If you want the broader card-writing rules, start here:

- [How to Make Better Flashcards in 2026](https://flashcards-open-source-app.com/blog/how-to-make-better-flashcards/)

## Different podcasts need different card styles

This part matters more than people think.

### Educational podcasts

Use cards for:

- definitions
- timelines
- mechanisms
- theories
- comparisons

### Interview podcasts

Use cards for:

- frameworks
- arguments
- decision rules
- memorable claims worth reusing

### Language podcasts

Use cards for:

- useful phrases
- vocabulary in context
- grammar patterns
- pronunciation notes only when they can be represented clearly in text

That is why **podcast notes to flashcards** is not one fixed formula. The source changes what kind of recall is worth testing.
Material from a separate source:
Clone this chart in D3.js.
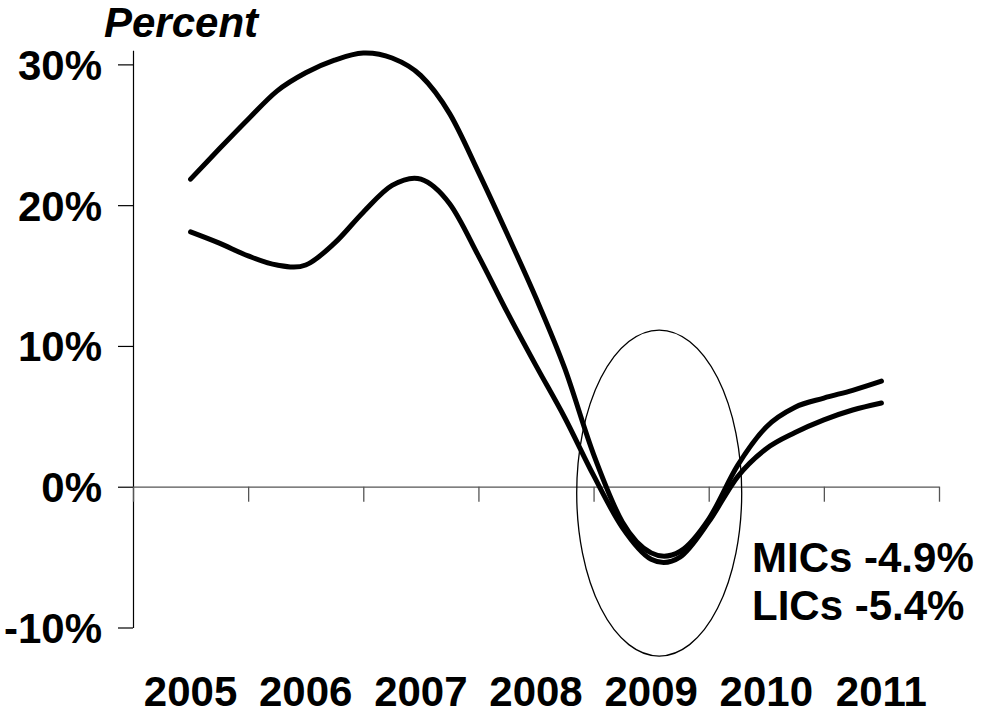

If the source is more language-practice than general learning, this companion article is the closer fit:

- [How to Use Flashcards for Language Learning in 2026](https://flashcards-open-source-app.com/blog/how-to-use-flashcards-for-language-learning/)
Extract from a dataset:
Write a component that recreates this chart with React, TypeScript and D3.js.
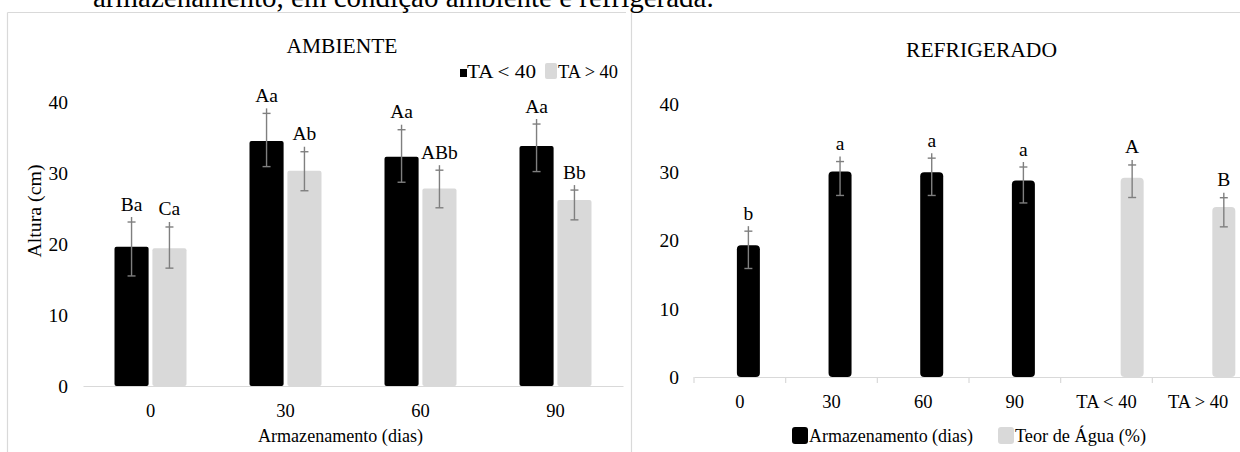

## The real time-saver is not generation. It is cutting replay.

This is the practical win.

Once the useful part of the episode exists as text and then as cards, you stop doing the most expensive kind of studying:

- relistening to find one sentence
- saving episodes you never revisit
- making vague notes like "great point around minute 34"
- trusting that passive familiarity will turn into memory on its own

The transcript removes the scavenger hunt.
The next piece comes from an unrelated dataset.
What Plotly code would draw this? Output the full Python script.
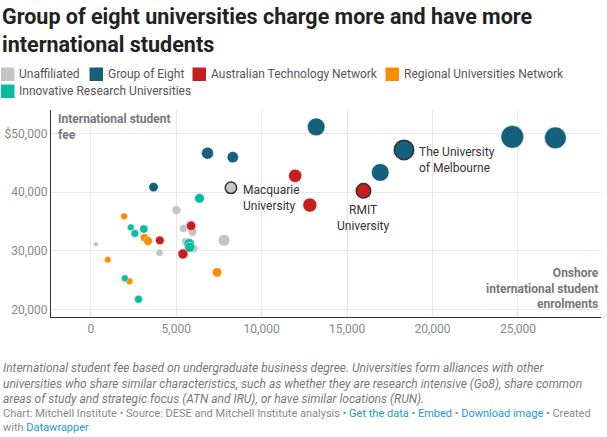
import plotly.graph_objects as go

# ---- data ----
groups = ['Unaffiliated', 'Group of Eight', 'Australian Technology Network',
          'Regional Universities Network', 'Innovative Research Universities']
colors = ['#c4c4c4', '#15607a', '#c71e1d', '#fa8c00', '#09bb9f']

# onshore international enrolments, fee, total students (k) for bubble size
unaff_x = [300, 4020, 5010, 5420, 5950, 5560, 6010, 7800, 8200]
unaff_y = [31100, 29660, 36930, 33800, 33230, 31520, 30400, 31770, 40730]
unaff_s = [6, 13, 20, 16, 19, 17, 19, 34, 33]
unaff_lab = ['', '', '', '', '', '', '', '', 'Macquarie<br>University']

go8_x = [3670, 6830, 8310, 13190, 16940, 18330, 24670, 27190]
go8_y = [40850, 46640, 45960, 51120, 43350, 47200, 49420, 49250]
go8_s = [22, 36, 32, 78, 78, 95, 129, 118]
go8_lab = ['', '', '', '', '', 'The University<br>of Melbourne', '', '']

atn_x = [4040, 5390, 5870, 11960, 12820, 15960]
atn_y = [31770, 29440, 34250, 42780, 37790, 40220]
atn_s = [19, 25, 22, 44, 49, 53]
atn_lab = ['', '', '', '', '', 'RMIT<br>University']

run_x = [990, 1950, 2260, 3140, 3350, 5480, 7390]
run_y = [28470, 35860, 24790, 32210, 31650, 29720, 26320]
run_s = [11, 12, 12, 17, 19, 16, 22]
run_lab = [''] * 7

iru_x = [1990, 2340, 2580, 2790, 3100, 5760, 5790, 6360]
iru_y = [25300, 33990, 32960, 21720, 33700, 31150, 30600, 38930]
iru_s = [12, 12, 15, 16, 17, 29, 25, 24]
iru_lab = [''] * 8

x_ticks = [0, 5000, 10000, 15000, 20000, 25000]
x_ticktext = ['0', '5,000', '10,000', '15,000', '20,000', '25,000']
y_ticks = [20000, 30000, 40000, 50000]
y_ticktext = ['20,000', '30,000', '40,000', '$50,000']

series = {
    'Unaffiliated': (unaff_x, unaff_y, unaff_s, unaff_lab),
    'Regional Universities Network': (run_x, run_y, run_s, run_lab),
    'Innovative Research Universities': (iru_x, iru_y, iru_s, iru_lab),
    'Group of Eight': (go8_x, go8_y, go8_s, go8_lab),
    'Australian Technology Network': (atn_x, atn_y, atn_s, atn_lab),
}

FONT = 'Roboto'
W, H = 607, 437
ML, MR, MT, MB = 51, 6, 110, 120
PW, PH = W - ML - MR, H - MT - MB

def px_x(p):  # pixel -> paper
    return (p - ML) / PW

def px_y(p):
    return (H - MB - p) / PH

fig = go.Figure()

# label offsets for the highlighted unis (xshift, yshift, xanchor, align)
label_pos = {
    'Macquarie<br>University': (10, 7, 'left', 'left'),
    'The University<br>of Melbourne': (13, 7, 'left', 'left'),
    'RMIT<br>University': (0, -10, 'center', 'center'),
}

for name, (xs, ys, ss, labs) in series.items():
    col = colors[groups.index(name)]
    line_cols = ['#333333' if l else 'rgba(255,255,255,0.8)' for l in labs]
    line_w = [1.5 if l else 0.6 for l in labs]
    fig.add_trace(go.Scatter(
        x=xs, y=ys, mode='markers', name=name, showlegend=False,
        marker=dict(size=ss, sizemode='area', sizeref=0.5, color=col, opacity=1,
                    line=dict(color=line_cols, width=line_w)),
        hoverinfo='skip'))
    for xv, yv, l in zip(xs, ys, labs):
        if l:
            xs_, ys_, xa, al = label_pos[l]
            fig.add_annotation(x=xv, y=yv, text=l, showarrow=False,
                               xanchor=xa, yanchor='top', align=al,
                               xshift=xs_, yshift=ys_,
                               font=dict(family=FONT, size=12, color='#333333'))

# legend drawn as squares + text (Datawrapper style)
legend_pos = [(1, 74), (89.5, 74), (192.5, 74), (385.5, 74), (1, 91)]
for g, c, (lx, ly) in zip(groups, colors, legend_pos):
    fig.add_shape(type='rect', xref='paper', yref='paper',
                  x0=px_x(lx), x1=px_x(lx + 13.5),
                  y0=px_y(ly + 7), y1=px_y(ly - 6.5),
                  fillcolor=c, line=dict(width=0))
    fig.add_annotation(xref='paper', yref='paper', x=px_x(lx + 16), y=px_y(ly),
                       text=g, showarrow=False, xanchor='left', yanchor='middle',
                       font=dict(family=FONT, size=12, color='#555555'))

# title
fig.add_annotation(xref='paper', yref='paper', x=px_x(0), y=px_y(2),
                   text='<b>Group of eight universities charge more and have more<br>'
                        'international students</b>',
                   showarrow=False, xanchor='left', yanchor='top', align='left',
                   font=dict(family=FONT, size=21.5, color='#222222'))

# axis titles inside plot
fig.add_annotation(xref='paper', yref='paper', x=px_x(56), y=px_y(110),
                   text='<b>International student<br>fee</b>', showarrow=False,
                   xanchor='left', yanchor='top', align='left',
                   font=dict(family=FONT, size=12, color='#777777'))
fig.add_annotation(xref='paper', yref='paper', x=1, y=px_y(313),
                   text='<b>Onshore<br>international student<br>enrolments</b>',
                   showarrow=False, xanchor='right', yanchor='bottom', align='right',
                   font=dict(family=FONT, size=12, color='#777777'))

# notes and source
notes = ('<i>International student fee based on undergraduate business degree. '
         'Universities form alliances with other<br>universities who share similar '
         'characteristics, such as whether they are research intensive (Go8), share common'
         '<br>areas of study and strategic focus (ATN and IRU), or have similar locations (RUN).</i>')
fig.add_annotation(xref='paper', yref='paper', x=px_x(1), y=px_y(359),
                   text=notes, showarrow=False, xanchor='left', yanchor='top',
                   align='left', font=dict(family=FONT, size=12, color='#777777'))
link = '#1d98cf'
source = ('Chart: Mitchell Institute • Source: DESE and Mitchell Institute analysis • '
          f'<span style="color:{link}">Get the data</span> • '
          f'<span style="color:{link}">Embed</span> • '
          f'<span style="color:{link}">Download image</span> • Created'
          f'<br>with <span style="color:{link}">Datawrapper</span>')
fig.add_annotation(xref='paper', yref='paper', x=px_x(1), y=px_y(405),
                   text=source, showarrow=False, xanchor='left', yanchor='top',
                   align='left', font=dict(family=FONT, size=11, color='#888888'))

fig.update_layout(
    width=W, height=H,
    margin=dict(l=ML, r=MR, t=MT, b=MB),
    paper_bgcolor='white', plot_bgcolor='white',
    xaxis=dict(range=[-2330, 29860], tickvals=x_ticks, ticktext=x_ticktext,
               showgrid=True, gridcolor='#e6e6e6', gridwidth=1, zeroline=False,
               showline=True, linecolor='#333333', linewidth=1.3, ticks='',
               tickfont=dict(family=FONT, size=12, color='#888888')),
    yaxis=dict(range=[18700, 54000], tickvals=y_ticks, ticktext=y_ticktext,
               showgrid=True, gridcolor='#e6e6e6', gridwidth=1, zeroline=False,
               showline=True, linecolor='#333333', linewidth=1.3, ticks='',
               tickfont=dict(family=FONT, size=12, color='#888888')),
    showlegend=False,
)

# drop the default body margin so the figure sits at the window's corner
fig.write_html('out.html', config={'displayModeBar': False},
               post_script="document.body.style.margin='0';")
The flashcards remove the need to keep reopening the episode for the same idea.

## FSRS is what makes the podcast workflow stick

This part matters more than the extraction step.

If the cards are decent but the review timing is weak, the deck still becomes irritating.

If the cards are decent and the review timing is good, the podcast finally turns into something durable.

That is why **transcript to flashcards** works much better with FSRS. Some ideas from an episode stick after one pass. Some need to come back twice. Some looked obvious when you heard them and disappear the next day.

FSRS handles that uneven decay better than a fixed review rhythm.

If you want the scheduling side in more detail, this article goes deeper:

- [FSRS vs SM-2 in 2026](https://flashcards-open-source-app.com/blog/fsrs-vs-sm-2/)

## Where Flashcards Open Source App fits

[Flashcards Open Source App](https://flashcards-open-source-app.com/) is a strong fit for **podcast to flashcards** because the product already covers the practical steps that make the workflow usable:

- paste or upload plain text from podcast transcripts
- clean up the material inside AI chat before creating cards
- create simple front/back cards from the transcript instead of storing raw quotes
- review with FSRS after drafting
- keep studying offline-first on web, iPhone, and Android

That combination matters because the hard part is not finding audio. The hard part is turning one good episode into a small deck you will still respect after a week of real review.

If the source is closer to lectures or YouTube than podcasts, these companion articles fit too:

- [How to Turn Lecture Recordings Into Flashcards in 2026](https://flashcards-open-source-app.com/blog/how-to-turn-lecture-recordings-into-flashcards/)
- [How to Turn a YouTube Video Into Flashcards in 2026](https://flashcards-open-source-app.com/blog/youtube-to-flashcards/)

## The useful rule

Podcasts are excellent for understanding.

Flashcards are excellent for remembering.

The trick is not to force the podcast itself to do both jobs.

Take the transcript.

Keep the parts worth recalling.

Turn those into small cards.

Then let FSRS handle the boring part your memory refuses to do for free.